▸ WHAT THE TASK ASKS: Set down exactly, please, each line from the one containing "Recreate this image" through the one containing "const leftTicks = [0, 5, 10, 15];", both lines included, and no other line.

▸ RECORDS SUPPLIED:

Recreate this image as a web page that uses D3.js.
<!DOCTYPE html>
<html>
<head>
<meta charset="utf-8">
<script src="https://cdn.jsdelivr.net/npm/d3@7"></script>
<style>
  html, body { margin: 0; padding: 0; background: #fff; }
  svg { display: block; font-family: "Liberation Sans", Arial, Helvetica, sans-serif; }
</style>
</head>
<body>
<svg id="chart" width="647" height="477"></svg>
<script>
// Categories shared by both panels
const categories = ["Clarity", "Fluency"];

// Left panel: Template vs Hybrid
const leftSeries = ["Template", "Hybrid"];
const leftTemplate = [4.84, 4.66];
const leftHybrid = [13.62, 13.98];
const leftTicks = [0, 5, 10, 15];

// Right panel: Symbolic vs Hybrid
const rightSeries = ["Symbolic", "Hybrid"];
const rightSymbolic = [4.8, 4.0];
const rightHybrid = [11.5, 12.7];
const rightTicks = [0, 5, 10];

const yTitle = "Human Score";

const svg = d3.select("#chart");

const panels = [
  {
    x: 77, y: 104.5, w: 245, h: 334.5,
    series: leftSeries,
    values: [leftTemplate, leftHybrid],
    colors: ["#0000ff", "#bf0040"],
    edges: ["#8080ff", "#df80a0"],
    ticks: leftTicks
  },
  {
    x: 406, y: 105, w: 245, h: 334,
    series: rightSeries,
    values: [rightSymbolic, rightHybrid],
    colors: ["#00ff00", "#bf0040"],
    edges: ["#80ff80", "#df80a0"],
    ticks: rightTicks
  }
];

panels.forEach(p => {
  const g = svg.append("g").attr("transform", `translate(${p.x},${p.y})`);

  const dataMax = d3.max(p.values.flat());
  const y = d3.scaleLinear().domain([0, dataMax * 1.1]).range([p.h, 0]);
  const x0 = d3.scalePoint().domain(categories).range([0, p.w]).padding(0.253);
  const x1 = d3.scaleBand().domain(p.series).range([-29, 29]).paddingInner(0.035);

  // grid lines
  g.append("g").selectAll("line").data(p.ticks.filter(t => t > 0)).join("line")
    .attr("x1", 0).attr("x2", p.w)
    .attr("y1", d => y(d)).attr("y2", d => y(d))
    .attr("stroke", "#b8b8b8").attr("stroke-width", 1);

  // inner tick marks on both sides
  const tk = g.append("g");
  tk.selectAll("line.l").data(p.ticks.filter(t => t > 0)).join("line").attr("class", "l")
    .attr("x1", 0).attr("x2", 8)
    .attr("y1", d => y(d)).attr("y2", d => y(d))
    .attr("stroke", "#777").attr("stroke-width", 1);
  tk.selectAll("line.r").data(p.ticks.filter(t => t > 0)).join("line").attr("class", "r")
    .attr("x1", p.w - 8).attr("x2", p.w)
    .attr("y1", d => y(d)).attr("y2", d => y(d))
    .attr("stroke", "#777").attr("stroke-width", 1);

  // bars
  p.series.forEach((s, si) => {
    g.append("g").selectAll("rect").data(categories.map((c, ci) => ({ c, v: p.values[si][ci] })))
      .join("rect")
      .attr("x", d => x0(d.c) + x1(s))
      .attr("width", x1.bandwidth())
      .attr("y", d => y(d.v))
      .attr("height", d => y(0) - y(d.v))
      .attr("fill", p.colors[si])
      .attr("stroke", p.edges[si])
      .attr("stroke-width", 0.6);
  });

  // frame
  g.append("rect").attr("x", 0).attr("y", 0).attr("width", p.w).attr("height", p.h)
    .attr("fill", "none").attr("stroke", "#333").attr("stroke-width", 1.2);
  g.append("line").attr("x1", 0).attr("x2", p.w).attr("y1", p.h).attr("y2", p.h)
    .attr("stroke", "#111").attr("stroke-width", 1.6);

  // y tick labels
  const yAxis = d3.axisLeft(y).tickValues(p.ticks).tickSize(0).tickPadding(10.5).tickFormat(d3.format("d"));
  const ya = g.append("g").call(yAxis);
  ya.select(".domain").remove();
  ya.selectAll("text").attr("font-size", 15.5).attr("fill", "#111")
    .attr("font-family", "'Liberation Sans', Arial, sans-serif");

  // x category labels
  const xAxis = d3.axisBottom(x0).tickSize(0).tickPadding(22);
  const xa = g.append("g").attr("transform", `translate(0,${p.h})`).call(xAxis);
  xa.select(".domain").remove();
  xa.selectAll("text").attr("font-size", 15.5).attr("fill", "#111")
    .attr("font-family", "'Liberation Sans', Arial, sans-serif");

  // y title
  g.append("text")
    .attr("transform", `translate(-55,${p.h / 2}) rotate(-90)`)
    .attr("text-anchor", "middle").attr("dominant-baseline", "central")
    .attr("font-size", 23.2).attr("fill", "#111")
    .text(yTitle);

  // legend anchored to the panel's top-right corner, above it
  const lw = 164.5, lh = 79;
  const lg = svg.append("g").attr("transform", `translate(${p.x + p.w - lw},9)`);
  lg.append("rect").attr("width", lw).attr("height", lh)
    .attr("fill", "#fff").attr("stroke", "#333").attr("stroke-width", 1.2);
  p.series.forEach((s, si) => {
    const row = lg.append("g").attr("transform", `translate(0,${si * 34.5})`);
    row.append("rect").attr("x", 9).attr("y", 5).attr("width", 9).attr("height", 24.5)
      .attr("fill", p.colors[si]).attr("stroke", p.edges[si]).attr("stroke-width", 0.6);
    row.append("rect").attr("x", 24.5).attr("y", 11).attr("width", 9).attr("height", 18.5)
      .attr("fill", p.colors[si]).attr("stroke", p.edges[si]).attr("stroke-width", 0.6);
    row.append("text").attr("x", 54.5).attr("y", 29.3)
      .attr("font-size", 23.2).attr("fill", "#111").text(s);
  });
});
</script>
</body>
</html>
--
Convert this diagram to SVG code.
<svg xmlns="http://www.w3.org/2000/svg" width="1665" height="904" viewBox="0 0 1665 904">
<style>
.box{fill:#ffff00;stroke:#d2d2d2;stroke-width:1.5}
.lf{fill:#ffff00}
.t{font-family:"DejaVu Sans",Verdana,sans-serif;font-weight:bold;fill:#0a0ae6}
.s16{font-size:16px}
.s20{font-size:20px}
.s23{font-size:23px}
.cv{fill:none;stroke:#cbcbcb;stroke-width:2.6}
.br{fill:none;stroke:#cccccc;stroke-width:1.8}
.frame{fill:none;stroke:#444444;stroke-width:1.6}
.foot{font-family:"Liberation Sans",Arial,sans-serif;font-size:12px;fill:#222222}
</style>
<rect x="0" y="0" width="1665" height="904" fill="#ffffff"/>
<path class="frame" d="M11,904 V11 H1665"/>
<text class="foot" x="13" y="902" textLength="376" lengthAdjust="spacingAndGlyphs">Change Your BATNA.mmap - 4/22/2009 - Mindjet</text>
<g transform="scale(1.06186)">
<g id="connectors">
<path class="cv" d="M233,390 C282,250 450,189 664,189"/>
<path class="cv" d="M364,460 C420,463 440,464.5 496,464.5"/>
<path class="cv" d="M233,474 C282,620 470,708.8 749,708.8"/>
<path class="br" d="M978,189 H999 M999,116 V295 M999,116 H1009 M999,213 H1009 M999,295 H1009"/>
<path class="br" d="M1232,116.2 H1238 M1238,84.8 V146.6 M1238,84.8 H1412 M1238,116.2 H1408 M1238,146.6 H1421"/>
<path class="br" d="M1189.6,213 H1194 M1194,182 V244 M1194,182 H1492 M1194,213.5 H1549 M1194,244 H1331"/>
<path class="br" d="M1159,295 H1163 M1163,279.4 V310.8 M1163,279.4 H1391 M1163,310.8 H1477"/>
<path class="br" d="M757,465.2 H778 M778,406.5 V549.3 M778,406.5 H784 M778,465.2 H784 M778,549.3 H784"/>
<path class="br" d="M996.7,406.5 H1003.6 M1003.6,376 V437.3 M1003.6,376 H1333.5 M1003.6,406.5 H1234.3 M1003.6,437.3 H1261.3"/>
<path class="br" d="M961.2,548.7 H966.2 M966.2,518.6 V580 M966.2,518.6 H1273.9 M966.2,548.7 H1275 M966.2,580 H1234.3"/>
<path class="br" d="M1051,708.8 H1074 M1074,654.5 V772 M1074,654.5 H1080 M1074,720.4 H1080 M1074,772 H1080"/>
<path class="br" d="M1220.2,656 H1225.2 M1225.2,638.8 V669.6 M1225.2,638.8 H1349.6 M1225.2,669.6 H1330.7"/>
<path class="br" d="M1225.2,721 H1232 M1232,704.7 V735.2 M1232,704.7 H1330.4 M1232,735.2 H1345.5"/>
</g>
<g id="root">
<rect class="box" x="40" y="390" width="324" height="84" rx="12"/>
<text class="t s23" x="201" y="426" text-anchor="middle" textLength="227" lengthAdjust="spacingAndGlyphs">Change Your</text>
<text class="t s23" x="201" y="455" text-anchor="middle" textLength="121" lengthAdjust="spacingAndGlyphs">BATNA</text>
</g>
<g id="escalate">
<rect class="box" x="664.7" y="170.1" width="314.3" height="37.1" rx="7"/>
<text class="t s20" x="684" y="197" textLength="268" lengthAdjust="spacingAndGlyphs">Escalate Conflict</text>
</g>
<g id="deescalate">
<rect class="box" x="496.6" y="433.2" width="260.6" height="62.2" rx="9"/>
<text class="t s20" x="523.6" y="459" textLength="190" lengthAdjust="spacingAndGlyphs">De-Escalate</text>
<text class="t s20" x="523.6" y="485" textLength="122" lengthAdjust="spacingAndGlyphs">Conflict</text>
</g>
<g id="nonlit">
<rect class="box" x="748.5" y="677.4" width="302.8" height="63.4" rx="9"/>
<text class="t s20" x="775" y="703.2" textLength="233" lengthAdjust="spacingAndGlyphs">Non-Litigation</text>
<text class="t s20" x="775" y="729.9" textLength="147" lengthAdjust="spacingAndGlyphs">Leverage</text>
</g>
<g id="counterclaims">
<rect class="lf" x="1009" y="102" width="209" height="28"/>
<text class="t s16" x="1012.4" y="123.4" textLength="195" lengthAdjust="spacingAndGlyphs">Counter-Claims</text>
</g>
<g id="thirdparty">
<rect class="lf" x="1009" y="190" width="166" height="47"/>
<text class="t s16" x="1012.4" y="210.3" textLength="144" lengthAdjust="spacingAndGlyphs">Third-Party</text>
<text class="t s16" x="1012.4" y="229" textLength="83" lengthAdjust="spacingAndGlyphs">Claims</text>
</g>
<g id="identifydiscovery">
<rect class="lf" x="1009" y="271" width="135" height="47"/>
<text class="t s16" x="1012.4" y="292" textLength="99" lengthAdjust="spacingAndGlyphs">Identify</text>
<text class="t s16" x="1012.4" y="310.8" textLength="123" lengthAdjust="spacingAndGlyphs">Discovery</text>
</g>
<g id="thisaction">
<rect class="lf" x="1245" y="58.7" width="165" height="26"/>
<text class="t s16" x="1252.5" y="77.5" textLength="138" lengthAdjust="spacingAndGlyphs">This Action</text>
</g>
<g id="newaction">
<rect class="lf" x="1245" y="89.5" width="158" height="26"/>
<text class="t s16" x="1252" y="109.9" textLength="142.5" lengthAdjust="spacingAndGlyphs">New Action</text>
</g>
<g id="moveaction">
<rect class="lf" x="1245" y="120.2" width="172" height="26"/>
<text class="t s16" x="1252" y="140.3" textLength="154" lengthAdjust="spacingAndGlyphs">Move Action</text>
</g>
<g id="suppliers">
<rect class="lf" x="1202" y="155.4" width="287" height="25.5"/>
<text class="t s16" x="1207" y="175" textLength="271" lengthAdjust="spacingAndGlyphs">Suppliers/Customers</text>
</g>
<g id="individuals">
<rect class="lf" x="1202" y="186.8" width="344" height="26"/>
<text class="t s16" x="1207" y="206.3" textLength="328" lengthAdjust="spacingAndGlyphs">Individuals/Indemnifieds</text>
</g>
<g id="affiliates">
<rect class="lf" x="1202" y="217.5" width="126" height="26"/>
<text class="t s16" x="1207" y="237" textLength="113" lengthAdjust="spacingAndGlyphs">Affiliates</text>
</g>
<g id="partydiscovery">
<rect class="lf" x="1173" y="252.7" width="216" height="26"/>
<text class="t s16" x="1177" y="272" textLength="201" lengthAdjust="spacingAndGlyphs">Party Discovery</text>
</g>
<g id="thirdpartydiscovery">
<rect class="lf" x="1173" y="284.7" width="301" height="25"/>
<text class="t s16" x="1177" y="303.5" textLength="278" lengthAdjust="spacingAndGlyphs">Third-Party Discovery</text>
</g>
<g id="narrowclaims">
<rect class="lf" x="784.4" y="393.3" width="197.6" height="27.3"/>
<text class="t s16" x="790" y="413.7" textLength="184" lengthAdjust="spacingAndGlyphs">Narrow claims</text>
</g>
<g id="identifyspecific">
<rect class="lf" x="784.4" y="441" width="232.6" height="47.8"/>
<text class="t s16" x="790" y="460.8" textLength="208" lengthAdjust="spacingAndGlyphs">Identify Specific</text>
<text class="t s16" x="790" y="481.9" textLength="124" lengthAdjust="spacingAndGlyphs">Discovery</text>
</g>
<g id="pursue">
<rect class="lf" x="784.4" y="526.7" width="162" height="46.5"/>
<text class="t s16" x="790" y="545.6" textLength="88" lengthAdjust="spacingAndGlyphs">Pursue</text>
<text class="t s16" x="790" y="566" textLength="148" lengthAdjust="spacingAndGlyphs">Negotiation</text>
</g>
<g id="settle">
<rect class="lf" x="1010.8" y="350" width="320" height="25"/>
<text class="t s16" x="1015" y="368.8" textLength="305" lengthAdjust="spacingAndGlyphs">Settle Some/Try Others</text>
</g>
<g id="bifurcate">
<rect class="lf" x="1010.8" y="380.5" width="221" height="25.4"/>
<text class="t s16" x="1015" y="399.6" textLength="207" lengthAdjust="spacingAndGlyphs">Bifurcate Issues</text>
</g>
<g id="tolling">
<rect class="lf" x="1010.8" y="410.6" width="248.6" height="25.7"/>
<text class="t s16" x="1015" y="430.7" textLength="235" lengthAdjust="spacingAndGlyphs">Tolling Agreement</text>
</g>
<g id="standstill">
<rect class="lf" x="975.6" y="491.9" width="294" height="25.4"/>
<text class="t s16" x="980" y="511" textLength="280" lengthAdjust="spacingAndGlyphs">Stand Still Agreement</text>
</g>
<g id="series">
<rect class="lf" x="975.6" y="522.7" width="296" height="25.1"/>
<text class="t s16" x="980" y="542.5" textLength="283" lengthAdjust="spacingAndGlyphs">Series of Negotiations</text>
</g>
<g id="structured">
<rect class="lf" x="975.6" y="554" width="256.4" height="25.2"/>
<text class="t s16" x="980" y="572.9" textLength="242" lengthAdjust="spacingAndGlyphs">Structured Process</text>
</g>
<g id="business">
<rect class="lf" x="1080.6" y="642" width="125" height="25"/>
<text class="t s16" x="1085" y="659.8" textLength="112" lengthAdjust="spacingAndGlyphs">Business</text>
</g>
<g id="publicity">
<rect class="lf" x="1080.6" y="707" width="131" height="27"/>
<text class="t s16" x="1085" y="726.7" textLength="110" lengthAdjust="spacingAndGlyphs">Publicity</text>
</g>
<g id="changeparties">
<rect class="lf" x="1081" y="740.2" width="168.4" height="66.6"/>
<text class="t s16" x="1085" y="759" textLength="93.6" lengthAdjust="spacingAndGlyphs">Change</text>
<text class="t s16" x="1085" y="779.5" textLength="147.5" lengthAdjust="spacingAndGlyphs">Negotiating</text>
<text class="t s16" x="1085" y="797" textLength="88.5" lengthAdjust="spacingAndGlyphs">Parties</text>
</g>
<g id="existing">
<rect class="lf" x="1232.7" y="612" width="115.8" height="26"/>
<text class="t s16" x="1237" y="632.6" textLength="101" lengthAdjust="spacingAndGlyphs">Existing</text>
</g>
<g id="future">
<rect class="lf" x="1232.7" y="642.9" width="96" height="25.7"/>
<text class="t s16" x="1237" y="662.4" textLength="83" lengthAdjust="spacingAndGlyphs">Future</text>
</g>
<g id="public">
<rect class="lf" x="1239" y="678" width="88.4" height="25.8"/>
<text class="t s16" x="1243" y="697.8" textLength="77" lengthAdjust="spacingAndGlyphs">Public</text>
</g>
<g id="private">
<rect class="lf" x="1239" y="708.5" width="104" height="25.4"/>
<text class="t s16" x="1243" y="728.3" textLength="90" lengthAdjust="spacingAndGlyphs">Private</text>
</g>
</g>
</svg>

▸ ANSWER BELOW:
Recreate this image as a web page that uses D3.js.
<!DOCTYPE html>
<html>
<head>
<meta charset="utf-8">
<script src="https://cdn.jsdelivr.net/npm/d3@7"></script>
<style>
  html, body { margin: 0; padding: 0; background: #fff; }
  svg { display: block; font-family: "Liberation Sans", Arial, Helvetica, sans-serif; }
</style>
</head>
<body>
<svg id="chart" width="647" height="477"></svg>
<script>
// Categories shared by both panels
const categories = ["Clarity", "Fluency"];

// Left panel: Template vs Hybrid
const leftSeries = ["Template", "Hybrid"];
const leftTemplate = [4.84, 4.66];
const leftHybrid = [13.62, 13.98];
const leftTicks = [0, 5, 10, 15];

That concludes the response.